EXERCISE REQUIREMENTS: Without any pictures, restate the lines from the one containing "Emit a web page" to the one containing "const chart = echarts.init(document.getElementById('chart'));", word for word, ends included.

AVAILABLE DATA:
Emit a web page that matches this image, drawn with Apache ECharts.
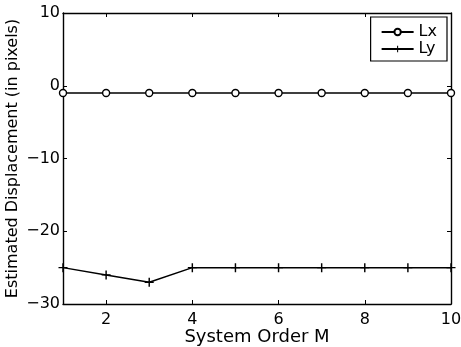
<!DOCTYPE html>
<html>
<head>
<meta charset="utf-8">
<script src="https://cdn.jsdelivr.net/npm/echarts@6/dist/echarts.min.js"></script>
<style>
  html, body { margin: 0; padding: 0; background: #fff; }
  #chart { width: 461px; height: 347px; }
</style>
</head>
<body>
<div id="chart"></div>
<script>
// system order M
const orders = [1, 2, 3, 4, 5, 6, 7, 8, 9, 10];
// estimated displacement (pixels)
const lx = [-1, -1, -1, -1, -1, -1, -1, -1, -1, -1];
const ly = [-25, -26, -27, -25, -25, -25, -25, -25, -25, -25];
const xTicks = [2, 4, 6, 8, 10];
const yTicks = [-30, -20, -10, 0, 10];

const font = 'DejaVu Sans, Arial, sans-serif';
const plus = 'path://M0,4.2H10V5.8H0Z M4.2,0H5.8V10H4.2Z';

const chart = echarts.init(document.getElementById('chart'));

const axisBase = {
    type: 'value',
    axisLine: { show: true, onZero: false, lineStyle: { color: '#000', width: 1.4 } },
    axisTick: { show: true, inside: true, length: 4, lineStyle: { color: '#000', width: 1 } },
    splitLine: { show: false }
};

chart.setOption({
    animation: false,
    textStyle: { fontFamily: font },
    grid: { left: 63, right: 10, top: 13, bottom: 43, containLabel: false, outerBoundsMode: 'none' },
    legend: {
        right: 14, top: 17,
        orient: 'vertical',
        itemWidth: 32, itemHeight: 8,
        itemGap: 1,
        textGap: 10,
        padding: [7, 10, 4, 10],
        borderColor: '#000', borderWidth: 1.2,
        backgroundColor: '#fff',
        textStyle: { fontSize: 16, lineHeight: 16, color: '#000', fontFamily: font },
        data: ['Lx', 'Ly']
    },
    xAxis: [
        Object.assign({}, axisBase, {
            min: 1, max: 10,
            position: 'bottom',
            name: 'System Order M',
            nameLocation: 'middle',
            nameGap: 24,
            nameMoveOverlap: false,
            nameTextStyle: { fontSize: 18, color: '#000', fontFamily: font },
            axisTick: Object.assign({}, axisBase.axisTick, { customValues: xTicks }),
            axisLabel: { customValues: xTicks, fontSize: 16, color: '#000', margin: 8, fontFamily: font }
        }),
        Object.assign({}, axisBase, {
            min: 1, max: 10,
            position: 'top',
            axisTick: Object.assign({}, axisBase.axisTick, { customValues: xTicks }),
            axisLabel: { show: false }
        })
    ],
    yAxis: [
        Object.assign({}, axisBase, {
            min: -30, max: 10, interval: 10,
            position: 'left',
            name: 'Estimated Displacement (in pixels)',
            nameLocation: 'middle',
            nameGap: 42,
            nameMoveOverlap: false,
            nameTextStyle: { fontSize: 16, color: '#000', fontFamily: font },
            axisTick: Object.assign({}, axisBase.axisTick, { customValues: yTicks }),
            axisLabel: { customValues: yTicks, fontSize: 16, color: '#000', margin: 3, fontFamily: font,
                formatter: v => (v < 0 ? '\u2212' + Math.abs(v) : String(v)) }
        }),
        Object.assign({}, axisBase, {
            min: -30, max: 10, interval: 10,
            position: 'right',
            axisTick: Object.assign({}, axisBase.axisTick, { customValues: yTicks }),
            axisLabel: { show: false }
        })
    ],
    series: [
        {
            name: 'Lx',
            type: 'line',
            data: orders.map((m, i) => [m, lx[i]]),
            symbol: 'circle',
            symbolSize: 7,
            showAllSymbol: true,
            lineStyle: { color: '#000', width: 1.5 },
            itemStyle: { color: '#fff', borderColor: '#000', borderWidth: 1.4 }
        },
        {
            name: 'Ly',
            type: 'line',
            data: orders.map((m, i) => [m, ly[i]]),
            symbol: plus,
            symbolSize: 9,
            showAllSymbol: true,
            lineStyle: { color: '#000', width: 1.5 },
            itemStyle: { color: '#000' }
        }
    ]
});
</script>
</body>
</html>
---
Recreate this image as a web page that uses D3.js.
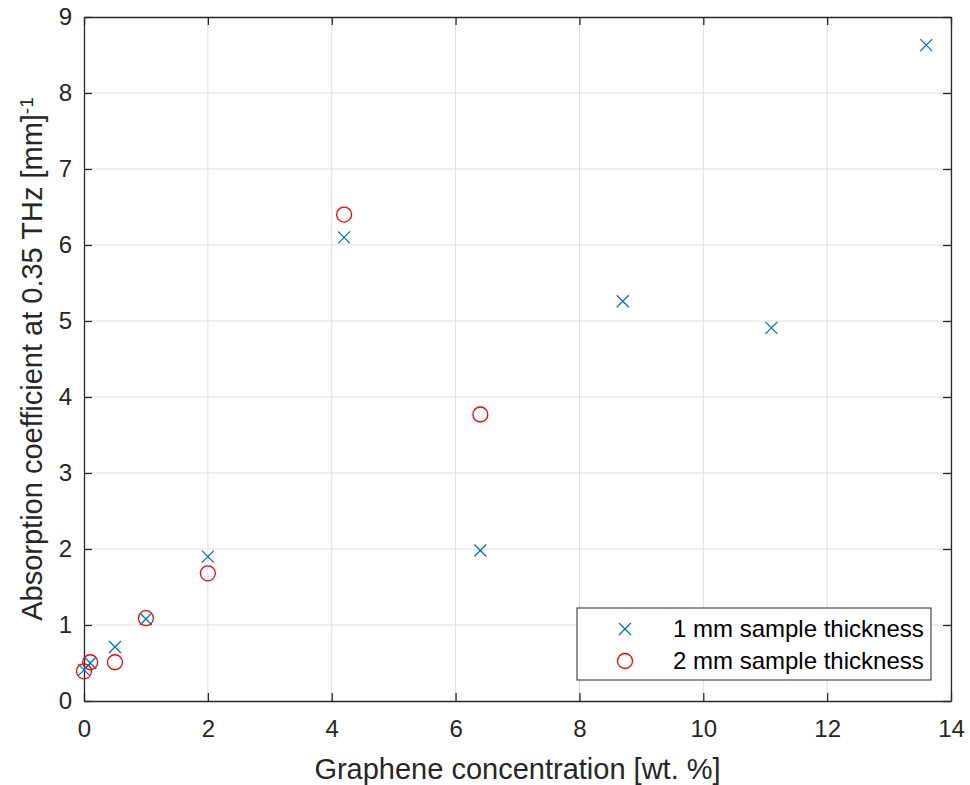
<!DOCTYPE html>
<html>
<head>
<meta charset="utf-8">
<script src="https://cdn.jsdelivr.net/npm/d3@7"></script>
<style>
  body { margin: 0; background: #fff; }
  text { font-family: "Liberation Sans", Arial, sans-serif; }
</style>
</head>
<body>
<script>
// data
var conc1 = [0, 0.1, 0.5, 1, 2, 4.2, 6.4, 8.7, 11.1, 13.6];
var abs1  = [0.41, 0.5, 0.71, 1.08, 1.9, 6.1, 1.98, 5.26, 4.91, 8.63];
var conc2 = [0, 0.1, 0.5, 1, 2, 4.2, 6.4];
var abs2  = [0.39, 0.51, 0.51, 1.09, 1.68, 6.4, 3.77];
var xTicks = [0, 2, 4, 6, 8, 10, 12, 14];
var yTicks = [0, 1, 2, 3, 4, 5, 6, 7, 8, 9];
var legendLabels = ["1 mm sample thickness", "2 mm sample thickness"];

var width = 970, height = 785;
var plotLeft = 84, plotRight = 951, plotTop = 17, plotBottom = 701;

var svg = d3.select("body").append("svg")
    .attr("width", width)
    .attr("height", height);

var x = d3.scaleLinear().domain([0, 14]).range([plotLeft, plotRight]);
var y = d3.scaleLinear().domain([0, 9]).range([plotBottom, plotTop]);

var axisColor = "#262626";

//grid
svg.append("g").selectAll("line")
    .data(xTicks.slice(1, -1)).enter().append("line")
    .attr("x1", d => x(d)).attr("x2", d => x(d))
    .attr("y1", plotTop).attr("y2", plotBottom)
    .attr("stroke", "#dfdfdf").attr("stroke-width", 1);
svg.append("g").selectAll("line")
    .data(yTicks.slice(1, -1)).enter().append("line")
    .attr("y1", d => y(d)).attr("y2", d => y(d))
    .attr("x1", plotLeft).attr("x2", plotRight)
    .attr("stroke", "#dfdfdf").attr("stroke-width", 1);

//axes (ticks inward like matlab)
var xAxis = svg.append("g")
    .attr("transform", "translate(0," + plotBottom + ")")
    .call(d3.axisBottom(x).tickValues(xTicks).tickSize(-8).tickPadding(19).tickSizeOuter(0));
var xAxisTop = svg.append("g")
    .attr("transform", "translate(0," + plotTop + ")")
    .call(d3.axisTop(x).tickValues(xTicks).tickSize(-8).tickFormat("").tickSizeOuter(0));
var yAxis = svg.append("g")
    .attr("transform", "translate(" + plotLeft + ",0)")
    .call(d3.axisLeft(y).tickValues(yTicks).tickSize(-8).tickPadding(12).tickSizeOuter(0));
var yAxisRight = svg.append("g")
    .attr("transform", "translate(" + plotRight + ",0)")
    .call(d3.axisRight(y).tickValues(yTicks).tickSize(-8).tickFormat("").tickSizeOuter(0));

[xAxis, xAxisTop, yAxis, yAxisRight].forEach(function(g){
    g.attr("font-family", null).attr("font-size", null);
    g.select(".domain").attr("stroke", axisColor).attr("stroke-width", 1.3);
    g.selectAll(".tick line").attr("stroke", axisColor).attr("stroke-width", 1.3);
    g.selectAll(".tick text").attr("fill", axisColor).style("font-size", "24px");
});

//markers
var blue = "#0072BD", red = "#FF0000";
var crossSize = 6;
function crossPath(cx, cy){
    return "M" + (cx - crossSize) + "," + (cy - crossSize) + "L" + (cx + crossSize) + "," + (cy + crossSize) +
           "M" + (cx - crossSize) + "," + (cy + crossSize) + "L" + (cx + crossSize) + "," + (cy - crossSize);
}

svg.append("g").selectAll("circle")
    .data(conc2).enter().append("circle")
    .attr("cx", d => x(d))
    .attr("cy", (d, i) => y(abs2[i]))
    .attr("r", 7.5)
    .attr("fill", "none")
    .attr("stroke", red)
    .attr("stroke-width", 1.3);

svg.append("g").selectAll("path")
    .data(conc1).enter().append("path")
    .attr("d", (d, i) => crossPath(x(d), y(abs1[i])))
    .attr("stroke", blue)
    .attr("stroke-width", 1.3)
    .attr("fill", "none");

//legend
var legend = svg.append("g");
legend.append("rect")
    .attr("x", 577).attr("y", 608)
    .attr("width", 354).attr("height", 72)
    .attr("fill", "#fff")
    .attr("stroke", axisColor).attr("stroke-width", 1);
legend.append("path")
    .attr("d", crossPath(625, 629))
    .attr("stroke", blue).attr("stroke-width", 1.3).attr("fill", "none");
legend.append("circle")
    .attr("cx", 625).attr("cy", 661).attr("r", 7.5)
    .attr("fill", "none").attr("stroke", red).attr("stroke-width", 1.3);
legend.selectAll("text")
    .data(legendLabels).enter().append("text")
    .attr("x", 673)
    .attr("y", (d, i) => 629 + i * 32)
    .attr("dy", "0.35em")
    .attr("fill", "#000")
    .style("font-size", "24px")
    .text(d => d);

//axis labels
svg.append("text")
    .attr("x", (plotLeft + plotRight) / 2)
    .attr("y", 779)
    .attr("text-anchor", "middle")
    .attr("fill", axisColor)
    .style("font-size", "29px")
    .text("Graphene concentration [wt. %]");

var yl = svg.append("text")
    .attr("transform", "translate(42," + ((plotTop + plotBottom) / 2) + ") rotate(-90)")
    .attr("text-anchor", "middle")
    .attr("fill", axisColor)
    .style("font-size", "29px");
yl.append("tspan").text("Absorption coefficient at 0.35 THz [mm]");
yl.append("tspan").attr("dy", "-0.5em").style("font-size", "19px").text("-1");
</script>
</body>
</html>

REPLY:
Emit a web page that matches this image, drawn with Apache ECharts.
<!DOCTYPE html>
<html>
<head>
<meta charset="utf-8">
<script src="https://cdn.jsdelivr.net/npm/echarts@6/dist/echarts.min.js"></script>
<style>
  html, body { margin: 0; padding: 0; background: #fff; }
  #chart { width: 461px; height: 347px; }
</style>
</head>
<body>
<div id="chart"></div>
<script>
// system order M
const orders = [1, 2, 3, 4, 5, 6, 7, 8, 9, 10];
// estimated displacement (pixels)
const lx = [-1, -1, -1, -1, -1, -1, -1, -1, -1, -1];
const ly = [-25, -26, -27, -25, -25, -25, -25, -25, -25, -25];
const xTicks = [2, 4, 6, 8, 10];
const yTicks = [-30, -20, -10, 0, 10];

const font = 'DejaVu Sans, Arial, sans-serif';
const plus = 'path://M0,4.2H10V5.8H0Z M4.2,0H5.8V10H4.2Z';

const chart = echarts.init(document.getElementById('chart'));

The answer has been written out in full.